I finished it last night, having consumed it over two nights (I restrict my “leisure reading” to after dinner because otherwise, I probably wouldn’t get my work done.) In a word…Wow!
I like this book much more than The Underground Railroad. I don’t want to talk about where The Underground Railroad went off rails for me, because of spoilers. The Nickel Boys is significantly different. Of course, at this point, three or four years later, I am different too.
The Nickel Boys is a terse (just over 200 pages), realistic novel about events in my lifetime. It is a story that seduced Whitehead from his original plan of writing a detective story when he encountered the real life story of a boys “reform school” in Florida called the Dozier School for Boys in Marianne, Florida. The “School,” opened in 1900, was only closed in 2011 after failing a state investigation. In addition to stories of the ex-students, who are referred to as survivors, university archeology students have been uncovering graves, both acknowledged and hidden, that demonstrate signs of cruelty, abuse, and even murder…compounded by racial discrimination.
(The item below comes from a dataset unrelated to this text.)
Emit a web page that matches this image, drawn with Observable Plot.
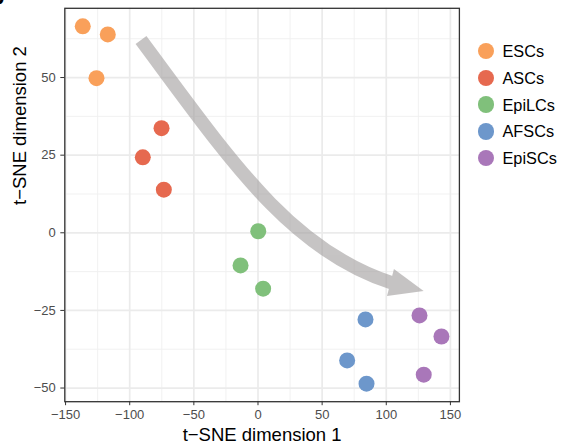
<!DOCTYPE html>
<html><head><meta charset="utf-8">
<script src="https://cdn.jsdelivr.net/npm/d3@7"></script>
<script src="https://cdn.jsdelivr.net/npm/@observablehq/plot@0.6"></script>
<style>
html,body{margin:0;padding:0;background:#fff;overflow:hidden;}
#wrap{position:relative;width:562px;height:444px;font-family:"Liberation Sans",Arial,sans-serif;}
#legend{position:absolute;left:0;top:0;}
.item{position:absolute;height:20px;white-space:nowrap;}
.sw{position:absolute;width:16.5px;height:16.5px;border-radius:50%;left:0;top:1.75px;}
.lab{position:absolute;left:25px;top:0;font-size:16.3px;line-height:20px;color:#000;}
#tag{position:absolute;left:-9px;top:-16px;font-size:22px;font-weight:bold;color:#000;}
</style></head>
<body><div id="wrap"><div id="tag">b</div><div id="legend"></div></div>
<script>
const groups = ["ESCs", "ASCs", "EpiLCs", "AFSCs", "EpiSCs"];
const colors = ["#F9A05A", "#E6694F", "#80C07B", "#6D97CB", "#A977B9"];

const pointGroup = ["ESCs", "ESCs", "ESCs", "ASCs", "ASCs", "ASCs", "EpiLCs", "EpiLCs", "EpiLCs", "AFSCs", "AFSCs", "AFSCs", "EpiSCs", "EpiSCs", "EpiSCs"];
const pointX = [-136.6, -117.1, -125.9, -75.2, -89.8, -73.4, 0.2, -13.6, 4.0, 83.8, 69.5, 84.6, 125.9, 143.0, 129.2];
const pointY = [66.5, 63.9, 49.8, 33.7, 24.3, 13.9, 0.5, -10.5, -18.0, -27.9, -41.1, -48.6, -26.6, -33.4, -45.7];

const xTicks = [-150, -100, -50, 0, 50, 100, 150];
const yTicks = [-50, -25, 0, 25, 50];
const xMinor = [-125, -75, -25, 25, 75, 125];
const yMinor = [-37.5, -12.5, 12.5, 37.5, 62.5];
const xDomain = [-150.6, 157];
const yDomain = [-54.4, 72.3];

// trend arrow (data units): cubic Bezier start, two controls, end of shaft; then tip
const arrowX = [-90.8, -21.4, 25.3, 104.8];
const arrowY = [61.9, 23.3, -5.7, -16.3];
const arrowTip = [129.5, -18.9];

const xTitle = "t\u2212SNE dimension 1";
const yTitle = "t\u2212SNE dimension 2";

const points = pointX.map((x, i) => ({x, y: pointY[i], group: pointGroup[i]}));

function arrowMark(index, scales, values, dimensions, context) {
  const sx = scales.x, sy = scales.y;
  const p = arrowX.map((x, i) => [sx(x), sy(arrowY[i])]);
  const tip = [sx(arrowTip[0]), sy(arrowTip[1])];
  const g = d3.create("svg:g").attr("opacity", 0.6);
  const path = d3.path();
  path.moveTo(p[0][0], p[0][1]);
  path.bezierCurveTo(p[1][0], p[1][1], p[2][0], p[2][1], p[3][0], p[3][1]);
  g.append("path")
    .attr("d", path.toString())
    .attr("fill", "none").attr("stroke", "#a09c9c")
    .attr("stroke-width", 13.5).attr("stroke-linecap", "butt");
  const base = p[3];
  const dx = tip[0] - base[0], dy = tip[1] - base[1];
  const len = Math.hypot(dx, dy);
  const nx = -dy / len, ny = dx / len, hw = 14;
  const bx = base[0] - dx / len * 1.5, by = base[1] - dy / len * 1.5;
  g.append("path")
    .attr("d", `M${bx + nx * hw},${by + ny * hw}L${tip[0]},${tip[1]}L${bx - nx * hw},${by - ny * hw}Z`)
    .attr("fill", "#a09c9c");
  return g.node();
}

const plot = Plot.plot({
  width: 562, height: 444,
  marginLeft: 64.3, marginRight: 103.1, marginTop: 7.8, marginBottom: 42.8,
  x: {domain: xDomain},
  y: {domain: yDomain},
  color: {domain: groups, range: colors},
  style: {fontFamily: "Liberation Sans, Arial, sans-serif", fontSize: "13px", background: "white", overflow: "visible"},
  marks: [
    Plot.ruleX(xMinor, {stroke: "#EFEFEF", strokeWidth: 0.9}),
    Plot.ruleY(yMinor, {stroke: "#EFEFEF", strokeWidth: 0.9}),
    Plot.ruleX(xTicks, {stroke: "#EBEBEB", strokeWidth: 1.7}),
    Plot.ruleY(yTicks, {stroke: "#EBEBEB", strokeWidth: 1.7}),
    arrowMark,
    Plot.dot(points, {x: "x", y: "y", fill: "group", r: 8}),
    Plot.frame({stroke: "#333333", strokeWidth: 1.3}),
    Plot.axisX({ticks: xTicks, tickSize: 4, tickPadding: 4, stroke: "#333333", fill: "#4D4D4D", label: null, fontSize: 13}),
    Plot.axisY({ticks: yTicks, tickSize: 4, tickPadding: 5, stroke: "#333333", fill: "#4D4D4D", label: null, fontSize: 13}),
    Plot.text([xTitle], {text: d => d, frameAnchor: "bottom", lineAnchor: "bottom", dy: 39.5, fontSize: 18.5, fill: "black"}),
    Plot.text([yTitle], {text: d => d, frameAnchor: "left", lineAnchor: "bottom", rotate: -90, dx: -39.3, fontSize: 18.5, fill: "black"})
  ]
});
document.getElementById("wrap").prepend(plot);
plot.style.position = "absolute"; plot.style.left = "0"; plot.style.top = "0";

const legend = document.getElementById("legend");
groups.forEach((g, i) => {
  const it = document.createElement("div");
  it.className = "item";
  it.style.left = "477.5px";
  it.style.top = (41 + i * 26.8) + "px";
  const sw = document.createElement("span");
  sw.className = "sw"; sw.style.background = colors[i];
  const lab = document.createElement("span");
  lab.className = "lab"; lab.textContent = g;
  it.append(sw, lab);
  legend.append(it);
});
</script>
</body></html>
The main character in the novel, which is mostly set in the 1960s, is an idealistic African American young man, intelligent, studious, and hardworking, who is inspired to live by the preachings of the Reverend Dr. Martin Luther King Jr. He is imprisoned unjustly at an institution called the Nickel Academy, and attempts to follow the school’s rules while following Dr. King’s lessons. While there are both white and black “students” there, the blacks suffer more than the whites, although no one is immune to the violence that is prevalent in the school.
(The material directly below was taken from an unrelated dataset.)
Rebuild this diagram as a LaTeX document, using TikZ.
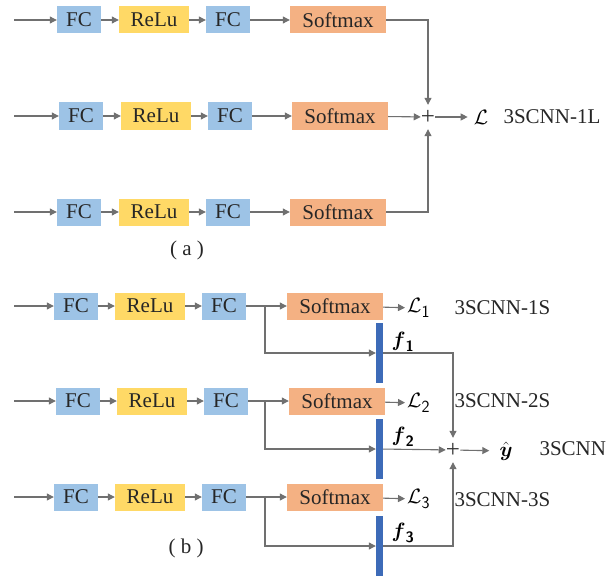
\documentclass[tikz,border=0pt]{standalone}
\usepackage{fontspec}
\setmainfont{Liberation Serif}
\usepackage{amsmath}
\usetikzlibrary{arrows.meta}

\definecolor{fcblue}{HTML}{9DC3E6}
\definecolor{reluyellow}{HTML}{FFD966}
\definecolor{softorange}{HTML}{F4B183}
\definecolor{featblue}{HTML}{3D6BB8}
\definecolor{linegray}{HTML}{707070}

% big upright subscripts
\newcommand{\bigsub}[1]{\text{\sffamily\fontsize{17}{17}\selectfont #1}}
\newcommand{\boldsub}[1]{\text{\sffamily\bfseries\fontsize{15}{15}\selectfont #1}}

\begin{document}
\begin{tikzpicture}[x=1pt, y=-1pt,
    fc/.style={fill=fcblue, minimum width=44pt, minimum height=27pt, inner sep=0pt, text=black!85, font=\fontsize{21}{23}\selectfont},
    relu/.style={fc, fill=reluyellow, minimum width=70pt},
    soft/.style={fc, fill=softorange, minimum width=96pt},
    feat/.style={fill=featblue, minimum width=7pt, minimum height=60pt, inner sep=0pt},
    arr/.style={-{Triangle[length=7pt,width=7pt]}, linegray, line width=1.1pt},
    plus/.style={minimum width=14pt, minimum height=24pt, inner sep=0pt, text=black!80, font=\fontsize{25}{25}\selectfont},
    lbl/.style={anchor=west, text=black!85, font=\fontsize{21}{23}\selectfont},
    caption/.style={text=black!85, font=\fontsize{21}{23}\selectfont}
]
\useasboundingbox (0,0) rectangle (615,575);

% (a): three branches summed into one loss
\foreach \r/\y/\dx in {1/20/0, 2/116/2, 3/212/0}{
    \coordinate (a\r-in) at (14,\y);
    \node[fc] (a\r-fc1) at (79+\dx,\y) {FC};
    \node[relu] (a\r-relu) at (154+\dx,\y) {ReLu};
    \node[fc] (a\r-fc2) at (228+\dx,\y) {FC};
    \node[soft] (a\r-soft) at (338+\dx,\y) {Softmax};
    \draw[arr] (a\r-in) -- (a\r-fc1);
    \draw[arr] (a\r-fc1) -- (a\r-relu);
    \draw[arr] (a\r-relu) -- (a\r-fc2);
    \draw[arr] (a\r-fc2) -- (a\r-soft);
}

\node[plus] (asum) at (428,117) {+};
\node[inner sep=0pt, font=\fontsize{21}{23}\selectfont] (aloss) at (481,117) {$\mathcal{L}$};
\node[lbl] at (500,117) {3SCNN-1L};

\draw[arr] (a1-soft.east) -| (asum);
\draw[arr] (a2-soft) -- (asum);
\draw[arr] (a3-soft.east) -| (asum);
\draw[arr, shorten >=6pt] (asum) -- (aloss);

\node[caption] (acap) at (187,250) {( a )};

% (b): per-branch losses plus feature fusion
\foreach \r/\y/\dx/\ly in {1/306/0/308, 2/401/2/401, 3/497/0/500}{
    \coordinate (b\r-in) at (14,\y);
    \node[fc] (b\r-fc1) at (76+\dx,\y) {FC};
    \node[relu] (b\r-relu) at (150+\dx,\y) {ReLu};
    \node[fc] (b\r-fc2) at (224+\dx,\y) {FC};
    \node[soft] (b\r-soft) at (335+\dx,\y) {Softmax};
    \node[anchor=west, inner sep=2pt, font=\fontsize{21}{23}\selectfont] (b\r-loss) at (405,\y+2) {$\mathcal{L}_{\bigsub{\r}}$};
    \node[lbl] at (451,\ly) {3SCNN-\r S};
    \draw[arr] (b\r-in) -- (b\r-fc1);
    \draw[arr] (b\r-fc1) -- (b\r-relu);
    \draw[arr] (b\r-relu) -- (b\r-fc2);
    \draw[arr] (b\r-fc2) -- (b\r-soft);
    \draw[arr] (b\r-soft) -- (b\r-loss);
}

\node[feat] (b1-bar) at (379.5,353) {};
\node[feat] (b2-bar) at (379.5,449) {};
\node[feat] (b3-bar) at (379.5,546) {};
\node[font=\fontsize{22}{23}\selectfont] at (403,342) {$\boldsymbol{f}_{\boldsub{1}}$};
\node[font=\fontsize{22}{23}\selectfont] at (403,437) {$\boldsymbol{f}_{\boldsub{2}}$};
\node[font=\fontsize{22}{23}\selectfont] at (403,533) {$\boldsymbol{f}_{\boldsub{3}}$};

\foreach \r/\y in {1/306, 2/401, 3/497}{
    \coordinate (b\r-br) at (265,\y);
    \draw[arr] (b\r-br) |- (b\r-bar.west);
}

\node[plus] (bsum) at (453,450) {+};
\node[inner sep=0pt, font=\fontsize{22}{23}\selectfont] (yhat) at (506,451) {$\hat{\boldsymbol{y}}$};
\node[lbl] at (536,449) {3SCNN};

\draw[arr] (b1-bar.east) -| (bsum);
\draw[arr] (b2-bar) -- (bsum);
\draw[arr] (b3-bar.east) -| (bsum);
\draw[arr, shorten >=10pt] (bsum) -- (yhat);

\node[caption] (bcap) at (186,548) {( b )};

\end{tikzpicture}
\end{document}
I won’t say any more about the plot, because I don’t want to ruin it for anyone. I will just give you my reaction to having read it.
I’m not a fan of horror, either in books or in movies. But this book was close to a “horror-light” book for me. The protagonist, Elwood Curtis, is very sympathetic in the beginning. So I read each page with a sense of foreboding of what was to happen to him. Then I met more and more of the so-called “White House boys,” and worried about them as well
That’s not really an experience I enjoy in reading. However, reading is not always about enjoyment; sometimes it is about what we need to know, whether we like it or not.
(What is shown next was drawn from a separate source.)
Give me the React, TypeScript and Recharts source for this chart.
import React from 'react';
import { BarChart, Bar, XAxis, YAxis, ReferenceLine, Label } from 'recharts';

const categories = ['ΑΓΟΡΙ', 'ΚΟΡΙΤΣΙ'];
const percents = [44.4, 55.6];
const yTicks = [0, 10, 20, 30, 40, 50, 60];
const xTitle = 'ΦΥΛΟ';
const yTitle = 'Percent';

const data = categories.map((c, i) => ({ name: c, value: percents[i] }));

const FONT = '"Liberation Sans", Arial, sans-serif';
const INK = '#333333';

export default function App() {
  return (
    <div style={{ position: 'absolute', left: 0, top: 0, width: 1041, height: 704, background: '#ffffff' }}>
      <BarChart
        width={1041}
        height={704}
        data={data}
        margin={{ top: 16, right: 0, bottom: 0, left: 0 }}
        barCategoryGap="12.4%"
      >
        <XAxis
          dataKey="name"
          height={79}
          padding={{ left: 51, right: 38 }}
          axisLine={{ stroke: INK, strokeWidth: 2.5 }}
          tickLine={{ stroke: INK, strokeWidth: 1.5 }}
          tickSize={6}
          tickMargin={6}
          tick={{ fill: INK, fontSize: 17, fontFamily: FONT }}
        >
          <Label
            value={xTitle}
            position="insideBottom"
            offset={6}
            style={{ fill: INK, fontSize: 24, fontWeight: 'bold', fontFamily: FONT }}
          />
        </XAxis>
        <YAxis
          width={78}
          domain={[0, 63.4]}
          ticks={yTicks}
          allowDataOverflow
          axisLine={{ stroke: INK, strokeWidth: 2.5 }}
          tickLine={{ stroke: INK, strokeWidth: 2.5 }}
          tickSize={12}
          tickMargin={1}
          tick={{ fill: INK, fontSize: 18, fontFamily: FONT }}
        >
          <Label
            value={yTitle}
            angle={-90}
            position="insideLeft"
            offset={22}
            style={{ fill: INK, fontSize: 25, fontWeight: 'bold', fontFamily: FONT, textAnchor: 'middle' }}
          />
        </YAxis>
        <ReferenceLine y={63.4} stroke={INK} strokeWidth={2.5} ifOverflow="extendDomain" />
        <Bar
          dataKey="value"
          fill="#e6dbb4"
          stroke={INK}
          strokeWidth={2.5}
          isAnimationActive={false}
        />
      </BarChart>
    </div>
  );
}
The real thing for me was that it helped me to experience vicariously, as a white woman, the foreboding that so many African Americans feel every day. It really demonstrated some of the ways that racism was institutionalized in those days. It doesn’t spend much of the novel in more current times, but it doesn’t take a lot of imagination to extrapolate from then to what goes on today.
I think it is a great book to help people like me to see more clearly about white privilege. I’m really glad I read it, and now I need to go back and see what I missed in The Underground Railroad.
There are lots of great non-fiction books out there right now aimed at explaining to white people what we don’t see about racism; I’m signed up for a book discussion club about one myself. Still, I believe in the power of story. I think it is great to read books where you can really lose yourself in the experience of someone whose experience is very different from your own. Understanding something intellectually is one thing; experiencing it vicariously through a captivating novel is another level.
One thing that discourages me is that of the 103 copies of the book held by the Wake County Public Libraries, of which nearly 30 are currently checked in, there are only 18 on the wait list. If you are in the Wake County system and haven’t read this book, I suggest you request it through our new Books to Go program. And if you are outside Wake County…well, I suggest you read it as well, however you can.